- _REQUIREMENT_
Each line of the data that includes the string "React" is to be copied out.
──────── DATA SECTION ────────
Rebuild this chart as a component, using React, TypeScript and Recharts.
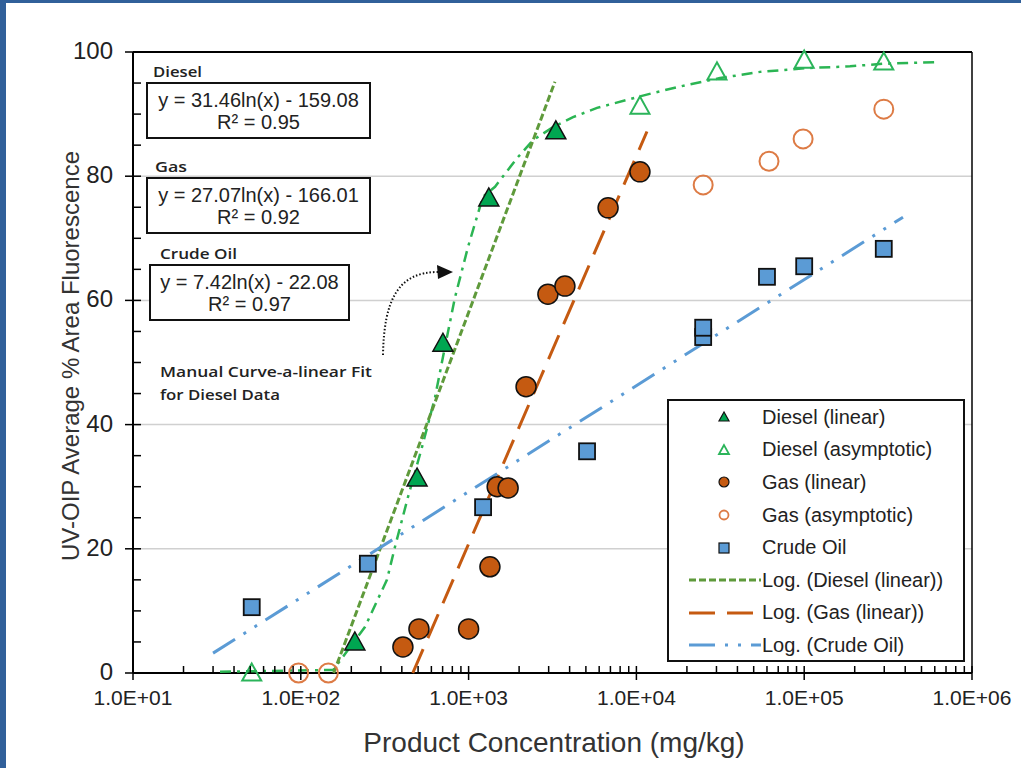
import React from "react";
import { ScatterChart, Scatter, XAxis, YAxis, ReferenceLine, Legend } from "recharts";

// measured points (x = mg/kg, y = % area)
const dieselLinearX = [210, 493, 703, 1320, 3310];
const dieselLinearY = [5.0, 31.4, 53.1, 76.5, 87.3];

const dieselAsymX = [51, 10500, 30200, 100000, 298000];
const dieselAsymY = [0, 91.3, 96.8, 98.7, 98.4];

const gasLinearX = [406, 506, 1000, 1340, 1480, 1720, 2200, 2970, 3750, 6780, 10500];
const gasLinearY = [4.2, 7.1, 7.1, 17.1, 30.0, 29.8, 46.1, 61.0, 62.3, 74.9, 80.7];

const gasAsymX = [97, 146, 25000, 61700, 98500, 298000];
const gasAsymY = [0, 0, 78.6, 82.4, 86.0, 90.8];

const crudeX = [51, 251, 1220, 5080, 25000, 25000, 60000, 100000, 298000];
const crudeY = [10.6, 17.6, 26.7, 35.7, 54.1, 55.6, 63.8, 65.5, 68.3];

// log trendlines (straight on a log axis), ends
const dieselFitX = [157, 3270];
const dieselFitY = [0, 95.2];
const gasFitX = [465, 11560];
const gasFitY = [0, 87.2];
const crudeFitX = [30, 388000];
const crudeFitY = [3.2, 73.4];

// hand drawn curve-a-linear fit for diesel
const dieselCurveX = [33, 156, 241, 326, 364, 435, 528, 631, 723, 830, 992, 1218, 1437, 1943, 2420, 3184, 4190, 5826, 8790, 12560, 20020, 31500, 54530, 103900, 187500, 294900, 644700];
const dieselCurveY = [0.2, 0.5, 7.4, 15.0, 20.3, 28.3, 36.4, 44.4, 52.5, 60.5, 68.6, 76.7, 78.3, 82.9, 85.8, 87.9, 89.5, 91.0, 92.3, 93.4, 94.7, 95.8, 96.8, 97.4, 97.7, 98.1, 98.4];

const decades = [10, 100, 1000, 10000, 100000];
const majorX = [10, 100, 1000, 10000, 100000, 1000000];
const xTicks = [...decades.flatMap((d) => [1, 2, 3, 4, 5, 6, 7, 8, 9].map((m) => d * m)), 1000000];
const yTicks = [0, 5, 10, 15, 20, 25, 30, 35, 40, 45, 50, 55, 60, 65, 70, 75, 80, 85, 90, 95, 100];
const gridValues = [20, 40, 60, 80];

const zip = (xs: number[], ys: number[]) => xs.map((x, i) => ({ x, y: ys[i] }));

const FONT = "'Liberation Sans', Arial, sans-serif";
const SMALL_FONT = "'Open Sans', 'Noto Sans', sans-serif";
const TEXT = "#222";

const C = {
  dieselFill: "#00a651",
  dieselHollow: "#2bb45a",
  gasFill: "#c55a11",
  gasHollow: "#dd7b45",
  crude: "#5b9bd5",
  dieselFit: "#5f9a3b",
  curve: "#2bb553",
  frame: "#31609a",
};

const isMajor = (v: number) => majorX.some((m) => Math.abs(m - v) < 1e-6);
const fmtExp = (v: number) => "1.0E+" + String(Math.round(Math.log10(v))).padStart(2, "0");

const XTick = (props: any) => {
  const { x, y, payload } = props;
  const major = isMajor(payload.value);
  return (
    <g>
      <line x1={x} x2={x} y1={y - 7} y2={major ? y + 7 : y} stroke="#000" strokeWidth={1.5} />
      {major && (
        <text x={x} y={y + 32} textAnchor="middle" fontSize={21} fill={TEXT} fontFamily={FONT}>
          {fmtExp(payload.value)}
        </text>
      )}
    </g>
  );
};

const YTick = (props: any) => {
  const { x, y, payload } = props;
  const major = payload.value % 20 === 0;
  return (
    <g>
      <line x1={major ? x - 8 : x} x2={x + 8} y1={y} y2={y} stroke="#000" strokeWidth={1.5} />
      {major && (
        <text x={x - 20} y={y + 7} textAnchor="end" fontSize={24} fill={TEXT} fontFamily={FONT}>
          {payload.value}
        </text>
      )}
    </g>
  );
};

const tri = (cx: number, cy: number, s: number) =>
  `${cx},${cy - s} ${cx - s},${cy + s * 0.8} ${cx + s},${cy + s * 0.8}`;

const FilledTriangle = (p: any) => (
  <polygon points={tri(p.cx, p.cy, 10)} fill={C.dieselFill} stroke="#111" strokeWidth={1.5} />
);
const HollowTriangle = (p: any) => (
  <polygon points={tri(p.cx, p.cy, 9.5)} fill="none" stroke={C.dieselHollow} strokeWidth={2} />
);
const FilledCircle = (p: any) => (
  <circle cx={p.cx} cy={p.cy} r={10} fill={C.gasFill} stroke="#111" strokeWidth={1.5} />
);
const HollowCircle = (p: any) => (
  <circle cx={p.cx} cy={p.cy} r={9.5} fill="none" stroke={C.gasHollow} strokeWidth={2} />
);
const Square = (p: any) => (
  <rect x={p.cx - 8} y={p.cy - 8} width={16} height={16} fill={C.crude} stroke="#111" strokeWidth={1.8} />
);
const NoMark = () => <g />;

const legendItems = [
  { label: "Diesel (linear)", kind: "tri" },
  { label: "Diesel (asymptotic)", kind: "triHollow" },
  { label: "Gas (linear)", kind: "circle" },
  { label: "Gas (asymptotic)", kind: "circleHollow" },
  { label: "Crude Oil", kind: "square" },
  { label: "Log. (Diesel (linear))", kind: "line", color: C.dieselFit, dash: "7 3" },
  { label: "Log. (Gas (linear))", kind: "line", color: C.gasFill, dash: "26 12" },
  { label: "Log. (Crude Oil)", kind: "line", color: C.crude, dash: "26 10 3 10 3 10" },
];

const LegendIcon = ({ item }: any) => {
  const cx = 55;
  const cy = 16;
  if (item.kind === "tri") return <polygon points={tri(cx, cy, 5)} fill={C.dieselFill} stroke="#111" strokeWidth={1.2} />;
  if (item.kind === "triHollow") return <polygon points={tri(cx, cy, 5)} fill="none" stroke={C.dieselHollow} strokeWidth={1.8} />;
  if (item.kind === "circle") return <circle cx={cx} cy={cy} r={5} fill={C.gasFill} stroke="#111" strokeWidth={1.2} />;
  if (item.kind === "circleHollow") return <circle cx={cx} cy={cy} r={4.5} fill="none" stroke={C.gasHollow} strokeWidth={1.8} />;
  if (item.kind === "square") return <rect x={cx - 5} y={cy - 5} width={10} height={10} fill={C.crude} stroke="#111" strokeWidth={1.2} />;
  return <line x1={20} x2={92} y1={cy} y2={cy} stroke={item.color} strokeWidth={3} strokeDasharray={item.dash} />;
};

const renderLegend = () => (
  <div
    style={{
      width: 298,
      height: 263,
      boxSizing: "border-box",
      border: "2px solid #111",
      background: "#fff",
      paddingTop: 0,
    }}
  >
    {legendItems.map((item) => (
      <div key={item.label} style={{ display: "flex", alignItems: "center", height: 32.6 }}>
        <svg width={93} height={32} style={{ flex: "none" }}>
          <LegendIcon item={item} />
        </svg>
        <span style={{ fontFamily: FONT, fontSize: 20, color: TEXT, whiteSpace: "nowrap" }}>{item.label}</span>
      </div>
    ))}
  </div>
);

const EqBox = ({ x, y, w, h, title, tx, tw, line1, line2 }: any) => (
  <g>
    <text x={tx} y={y - 6} fontSize={14} fontWeight={600} fill={TEXT} fontFamily={SMALL_FONT} textLength={tw} lengthAdjust="spacingAndGlyphs">
      {title}
    </text>
    <rect x={x} y={y} width={w} height={h} fill="#fff" stroke="#111" strokeWidth={2} />
    <text x={x + w / 2} y={y + 24} textAnchor="middle" fontSize={20} fill={TEXT} fontFamily={FONT}>
      {line1}
    </text>
    <text x={x + w / 2} y={y + 46} textAnchor="middle" fontSize={20} fill={TEXT} fontFamily={FONT}>
      {line2}
    </text>
  </g>
);

export default function App() {
  return (
    <div style={{ position: "absolute", left: 0, top: 0, width: 1021, height: 768, background: "#fff", overflow: "hidden" }}>
      <ScatterChart width={1021} height={768} margin={{ top: 52, right: 49, bottom: 35, left: 53 }}>
        <XAxis
          dataKey="x"
          type="number"
          scale="log"
          domain={[10, 1000000]}
          allowDataOverflow
          ticks={xTicks}
          interval={0}
          tick={XTick}
          tickLine={false}
          tickSize={0}
          tickMargin={0}
          height={60}
          axisLine={{ stroke: "#000", strokeWidth: 2 }}
        />
        <YAxis
          dataKey="y"
          type="number"
          domain={[0, 100]}
          ticks={yTicks}
          interval={0}
          tick={YTick}
          tickLine={false}
          tickSize={0}
          tickMargin={0}
          width={80}
          axisLine={{ stroke: "#000", strokeWidth: 2 }}
        />
        {gridValues.map((v) => (
          <ReferenceLine key={v} y={v} stroke="#d0d0d0" strokeWidth={1.5} />
        ))}
        <ReferenceLine y={100} stroke="#000" strokeWidth={2} />
        <ReferenceLine x={1000000} stroke="#000" strokeWidth={1.5} />

        <Scatter name="Curve" data={zip(dieselCurveX, dieselCurveY)} shape={NoMark} legendType="none" isAnimationActive={false}
          line={{ stroke: C.curve, strokeWidth: 2.5, strokeDasharray: "11 6 3 6" }} />
        <Scatter name="Log. (Diesel (linear))" data={zip(dieselFitX, dieselFitY)} shape={NoMark} isAnimationActive={false}
          line={{ stroke: C.dieselFit, strokeWidth: 3, strokeDasharray: "7 3" }} />
        <Scatter name="Log. (Gas (linear))" data={zip(gasFitX, gasFitY)} shape={NoMark} isAnimationActive={false}
          line={{ stroke: C.gasFill, strokeWidth: 3, strokeDasharray: "26 12" }} />
        <Scatter name="Log. (Crude Oil)" data={zip(crudeFitX, crudeFitY)} shape={NoMark} isAnimationActive={false}
          line={{ stroke: C.crude, strokeWidth: 3, strokeDasharray: "26 10 3 10 3 10" }} />

        <Scatter name="Diesel (asymptotic)" data={zip(dieselAsymX, dieselAsymY)} shape={HollowTriangle} isAnimationActive={false} />
        <Scatter name="Gas (asymptotic)" data={zip(gasAsymX, gasAsymY)} shape={HollowCircle} isAnimationActive={false} />
        <Scatter name="Crude Oil" data={zip(crudeX, crudeY)} shape={Square} isAnimationActive={false} />
        <Scatter name="Gas (linear)" data={zip(gasLinearX, gasLinearY)} shape={FilledCircle} isAnimationActive={false} />
        <Scatter name="Diesel (linear)" data={zip(dieselLinearX, dieselLinearY)} shape={FilledTriangle} isAnimationActive={false} />

        <Legend
          layout="horizontal"
          verticalAlign="middle"
          align="center"
          content={renderLegend}
          wrapperStyle={{ left: 667, top: 399, width: 298, height: 263 }}
        />
      </ScatterChart>

      <svg width={1021} height={768} style={{ position: "absolute", left: 0, top: 0, pointerEvents: "none" }}>
        <text x={70} y={356} transform="rotate(-90 70 356)" textAnchor="middle" dominantBaseline="central" fontSize={24} fill="#333" fontFamily={FONT}>
          UV-OIP Average % Area Fluorescence
        </text>
        <text x={554} y={752} textAnchor="middle" fontSize={28} fill="#333" fontFamily={FONT}>
          Product Concentration (mg/kg)
        </text>

        <EqBox x={147} y={83} w={223} h={55} title="Diesel" tx={153} tw={49}
          line1="y = 31.46ln(x) - 159.08" line2="R² = 0.95" />
        <EqBox x={147} y={178} w={223} h={55} title="Gas" tx={155} tw={32}
          line1="y = 27.07ln(x) - 166.01" line2="R² = 0.92" />
        <EqBox x={150} y={265} w={199} h={55} title="Crude Oil" tx={160} tw={77}
          line1="y = 7.42ln(x) - 22.08" line2="R² = 0.97" />

        <text x={160} y={377} fontSize={14} fontWeight={600} fill={TEXT} fontFamily={SMALL_FONT} textLength={212} lengthAdjust="spacingAndGlyphs">
          Manual Curve-a-linear Fit
        </text>
        <text x={160} y={400} fontSize={14} fontWeight={600} fill={TEXT} fontFamily={SMALL_FONT} textLength={120} lengthAdjust="spacingAndGlyphs">
          for Diesel Data
        </text>

        <path d="M383,355 C384,300 398,272 438,272" fill="none" stroke="#111" strokeWidth={2} strokeDasharray="1.5 2" />
        <polygon points="453,272 437,265 438,279" fill="#111" />
      </svg>

      <div style={{ position: "absolute", left: 0, top: 0, width: 6, height: 768, background: C.frame }} />
      <div style={{ position: "absolute", left: 0, top: 0, width: 1021, height: 3, background: C.frame }} />
    </div>
  );
}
────────
- _EXERCISE ANSWER_
Rebuild this chart as a component, using React, TypeScript and Recharts.
import React from "react";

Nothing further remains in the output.